そして、新内さんは最後に番組恒例の質問、「今、私たちができること=未来への提言」を三和さんに聞いた。

三和 「私はお洋服が好きで、大切にしたくて、こういうお仕事をしているんですけど、お洋服もそうだし、他のどんな物でも、つくっている人が絶対に世界のどこかにいて、それを忘れないで物を買ったりとか選んだりとかをしてくれるみんながたくさんいる世界になったらいいなと思っています。ちょっと考えてみるとか、ちょっと背景に興味を持ってみるみたいな機会が増えたらいいなって思っています」

新内 「確かに背景を考えるって大事なことかもしれないですね。改めてありがとうございました。ぜひ、聴いている方でお近くに『CLOSETtoCLOSET』が来た際には、一回参加してみてください」

三和 「はい。ぜひ、会いに来てくださればと思います」

新内 「今週のゲスト『energy closet』の三和沙友里さんでした。ありがとうございました!」

三和 「ありがとうございます」

新内さんは「お洋服って、手放すときにいろいろな選択肢があるっていうのは知っているんですけども、なかなかそこにちょっと面倒臭さが入っちゃったりとか、後ろめたさが入っちゃったりして、アクションを起こしにくいなって思うんです。でも、それを“捨てる”ではなく、3着持っていって3着と交換するっていう循環があると新しく知ったので、今回はもう『やろう!』って思いましたね。自分とはあまり接点のないお洋服と出会えることもあると思いますし、『SDGs』に参加する第一歩として、ぜひお勧めしたいような取り組みでした」と、特に強い関心を抱いてきた「ファッションとSDGs」に新たな可能性を見出し、大きな感銘を受けた様子。

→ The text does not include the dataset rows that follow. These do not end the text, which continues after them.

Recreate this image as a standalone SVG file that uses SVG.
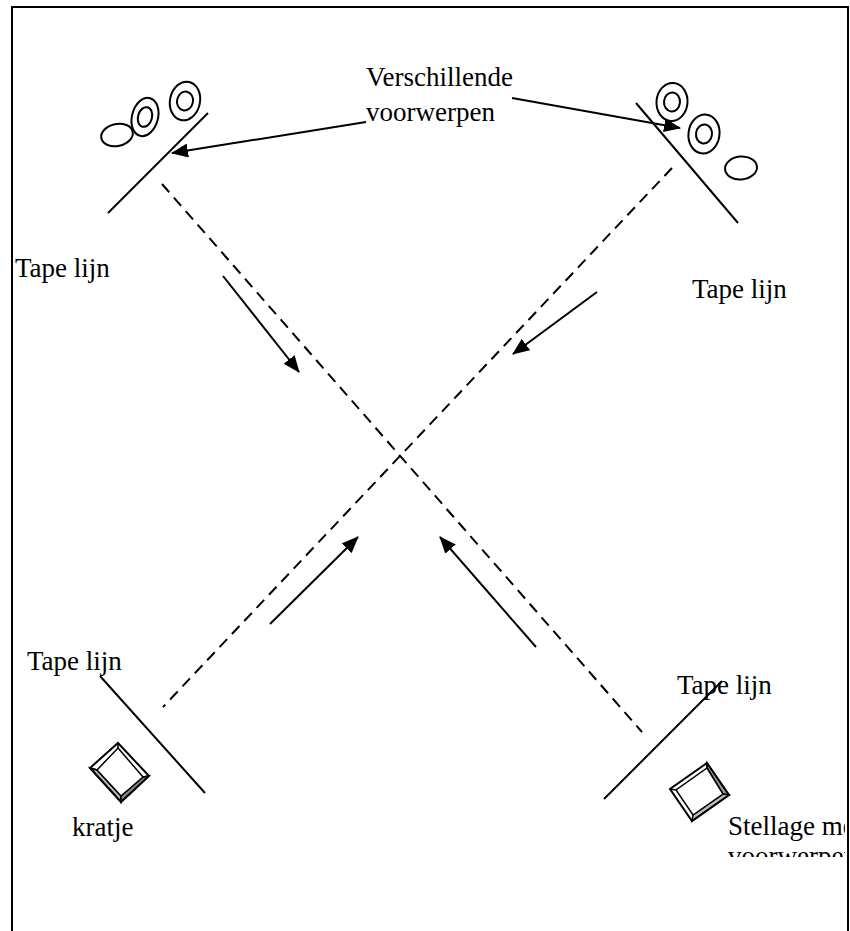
<svg xmlns="http://www.w3.org/2000/svg" width="850" height="931" viewBox="0 0 850 931">
<style>
.t{font-family:"Liberation Serif","Times New Roman",serif;font-size:27px;fill:#000}
.ln{stroke:#000;stroke-width:2;fill:none}
.ds{stroke:#000;stroke-width:2;fill:none;stroke-dasharray:11 7}
.el{stroke:#000;stroke-width:2;fill:#fff}
.ar{stroke:#000;stroke-width:2;fill:none;marker-end:url(#ah)}
</style>
<defs>
<marker id="ah" markerUnits="userSpaceOnUse" markerWidth="18" markerHeight="14" refX="16" refY="7" orient="auto">
<path d="M0,0 L17,7 L0,14 z" fill="#000"/>
</marker>
<clipPath id="clipS"><rect x="700" y="800" width="145" height="57"/></clipPath>
</defs>
<rect id="frame" x="12" y="7" width="836" height="940" fill="#fff" stroke="#000" stroke-width="2"/>

<g id="connectors">
<line class="ds" x1="162" y1="184" x2="642" y2="732"/>
<line class="ds" x1="672" y1="168" x2="163" y2="707"/>
<line class="ar" x1="223" y1="276" x2="299" y2="372"/>
<line class="ar" x1="597" y1="292" x2="513" y2="354"/>
<line class="ar" x1="270" y1="624" x2="358" y2="537"/>
<line class="ar" x1="536" y1="647" x2="440" y2="537"/>
<polyline class="ar" points="366,122 172,153"/>
<polyline class="ar" points="512,98 680,128"/>
</g>

<g id="objects-top-left">
<line class="ln" x1="108" y1="213" x2="208" y2="113"/>
<ellipse class="el" cx="117" cy="135" rx="16" ry="11" transform="rotate(-12 117 135)"/>
<ellipse class="el" cx="145" cy="117" rx="13" ry="19.5" transform="rotate(15 145 117)"/>
<ellipse class="el" cx="145" cy="117" rx="7" ry="10" transform="rotate(15 145 117)"/>
<ellipse class="el" cx="185" cy="101" rx="15" ry="19.5" transform="rotate(12 185 101)"/>
<ellipse class="el" cx="185" cy="101" rx="8" ry="9.5" transform="rotate(12 185 101)"/>
</g>

<g id="objects-top-right">
<line class="ln" x1="636" y1="103" x2="738" y2="223"/>
<ellipse class="el" cx="672" cy="102" rx="15.5" ry="19" transform="rotate(5 672 102)"/>
<ellipse class="el" cx="672" cy="102" rx="8" ry="9.5" transform="rotate(5 672 102)"/>
<ellipse class="el" cx="704" cy="134" rx="15.5" ry="19.5" transform="rotate(8 704 134)"/>
<ellipse class="el" cx="704" cy="134" rx="8" ry="9.5" transform="rotate(8 704 134)"/>
<ellipse class="el" cx="741" cy="168" rx="16" ry="11.5" transform="rotate(-5 741 168)"/>
</g>

<g id="label-verschillende">
<text class="t" x="366" y="86">Verschillende</text>
<text class="t" x="366" y="121">voorwerpen</text>
</g>

<g id="tape-top-left"><text class="t" x="15" y="277">Tape lijn</text></g>
<g id="tape-top-right"><text class="t" x="692" y="298">Tape lijn</text></g>
<g id="tape-bottom-left">
<text class="t" x="27" y="670">Tape lijn</text>
<line class="ln" x1="100" y1="676" x2="205" y2="793"/>
</g>
<g id="tape-bottom-right">
<text class="t" x="677" y="694">Tape lijn</text>
<line class="ln" x1="722" y1="681" x2="604" y2="799"/>
</g>

<g id="kratje">
<polygon points="97,770 121,796 121,802 90,768" fill="#bbb" stroke="#000" stroke-width="1.5"/>
<polygon points="121,796 143,777 149,776 121,802" fill="#888" stroke="#000" stroke-width="1.5"/>
<polygon points="118,743 149,776 121,802 90,768" fill="none" stroke="#000" stroke-width="2"/>
<polygon points="118,748 143,777 121,796 97,770" fill="#fff" stroke="#000" stroke-width="1.5"/>
<line x1="118" y1="743" x2="118" y2="748" stroke="#000" stroke-width="1.5"/>
<line x1="149" y1="776" x2="143" y2="777" stroke="#000" stroke-width="1.5"/>
<line x1="90" y1="768" x2="97" y2="770" stroke="#000" stroke-width="1.5"/>
<text class="t" x="72" y="836">kratje</text>
</g>

<g id="stellage">
<polygon points="707,763 729,795 723,794 707,768" fill="#999" stroke="#000" stroke-width="1.5"/>
<polygon points="729,795 692,821 693,815 723,794" fill="#bbb" stroke="#000" stroke-width="1.5"/>
<polygon points="707,763 729,795 692,821 670,789" fill="none" stroke="#000" stroke-width="2"/>
<polygon points="707,768 723,794 693,815 676,790" fill="#fff" stroke="#000" stroke-width="1.5"/>
<line x1="707" y1="763" x2="707" y2="768" stroke="#000" stroke-width="1.5"/>
<line x1="670" y1="789" x2="676" y2="790" stroke="#000" stroke-width="1.5"/>
<g clip-path="url(#clipS)">
<text class="t" x="728" y="835">Stellage met</text>
<text class="t" x="728" y="865">voorwerpen</text>
</g>
</g>
</svg>
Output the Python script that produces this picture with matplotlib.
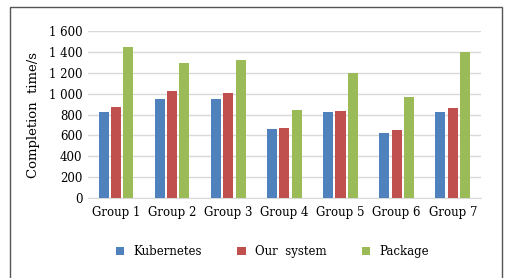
import matplotlib.pyplot as plt
import matplotlib.patches as mpatches
from matplotlib.ticker import FuncFormatter
import numpy as np

groups = ['Group 1', 'Group 2', 'Group 3', 'Group 4', 'Group 5', 'Group 6', 'Group 7']
kubernetes = [820, 950, 950, 660, 820, 620, 820]
our_system = [870, 1030, 1010, 670, 830, 650, 860]
package = [1450, 1290, 1320, 840, 1200, 970, 1400]

plt.rcParams['font.family'] = ['DejaVu Serif']

fig = plt.figure(figsize=(5.11, 2.78), dpi=100)
ax = fig.add_axes([0.172, 0.288, 0.769, 0.6])

x = np.arange(len(groups))
w = 0.18
ax.bar(x - 0.22, kubernetes, w, color='#4F81BD', label='Kubernetes', zorder=3)
ax.bar(x, our_system, w, color='#C0504D', label='Our  system', zorder=3)
ax.bar(x + 0.22, package, w, color='#9BBB59', label='Package', zorder=3)

ax.set_xlim(-0.5, 6.5)
ax.set_ylim(0, 1600)
ax.set_yticks(range(0, 1601, 200))
ax.yaxis.set_major_formatter(FuncFormatter(lambda v, p: f'{int(v):,}'.replace(',', ' ')))
ax.set_xticks(x)
ax.set_xticklabels(groups)
ax.tick_params(axis='both', length=0, labelsize=8.5, colors='black')
ax.tick_params(axis='x', pad=6)
ax.tick_params(axis='y', pad=4)
ax.grid(axis='y', color='#d9d9d9', linewidth=1, zorder=0)
for s in ['top', 'right', 'left']:
    ax.spines[s].set_visible(False)
ax.spines['bottom'].set_color('#d9d9d9')

ax.set_ylabel('Completion  time/s', fontsize=9.5, labelpad=6)

ax.legend(loc='upper center', bbox_to_anchor=(0.47, -0.22), ncol=3, frameon=False,
          fontsize=8.5, handlelength=0.7, handleheight=0.7, columnspacing=3.0)

fig.patches.append(mpatches.Rectangle((10 / 511, -0.05), 492 / 511, 1 - 7 / 278 + 0.05,
                                      transform=fig.transFigure, fill=False,
                                      edgecolor='#555555', linewidth=1))

fig.savefig('out.png', dpi=100)
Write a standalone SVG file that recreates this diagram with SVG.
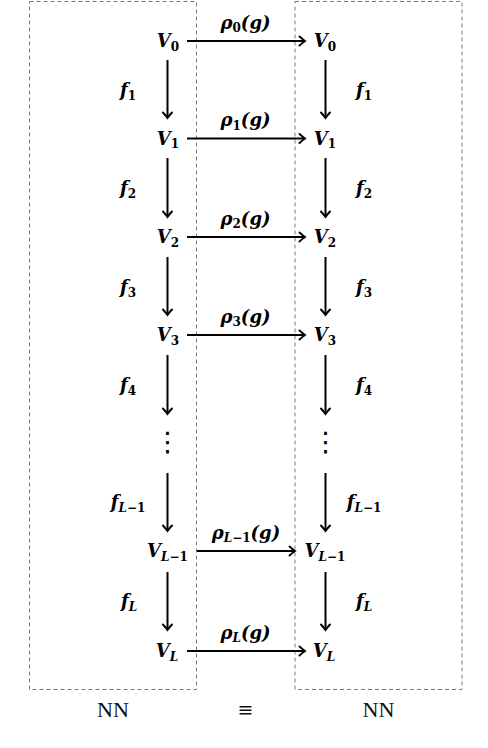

また、SDGsに関する多くの知識や企業などの取り組みを学んだこれまでを振り返り、「この2年間を通していろいろお伝えできたとは思うんですけども、一つアクションしてみるとしたら一番絶好の機会だと思います!」と、よりSDGsを身近なものとして考える大きなきっかけになるものとして、今回の放送で取り上げた“服の循環”への共感をリスナーに期待した。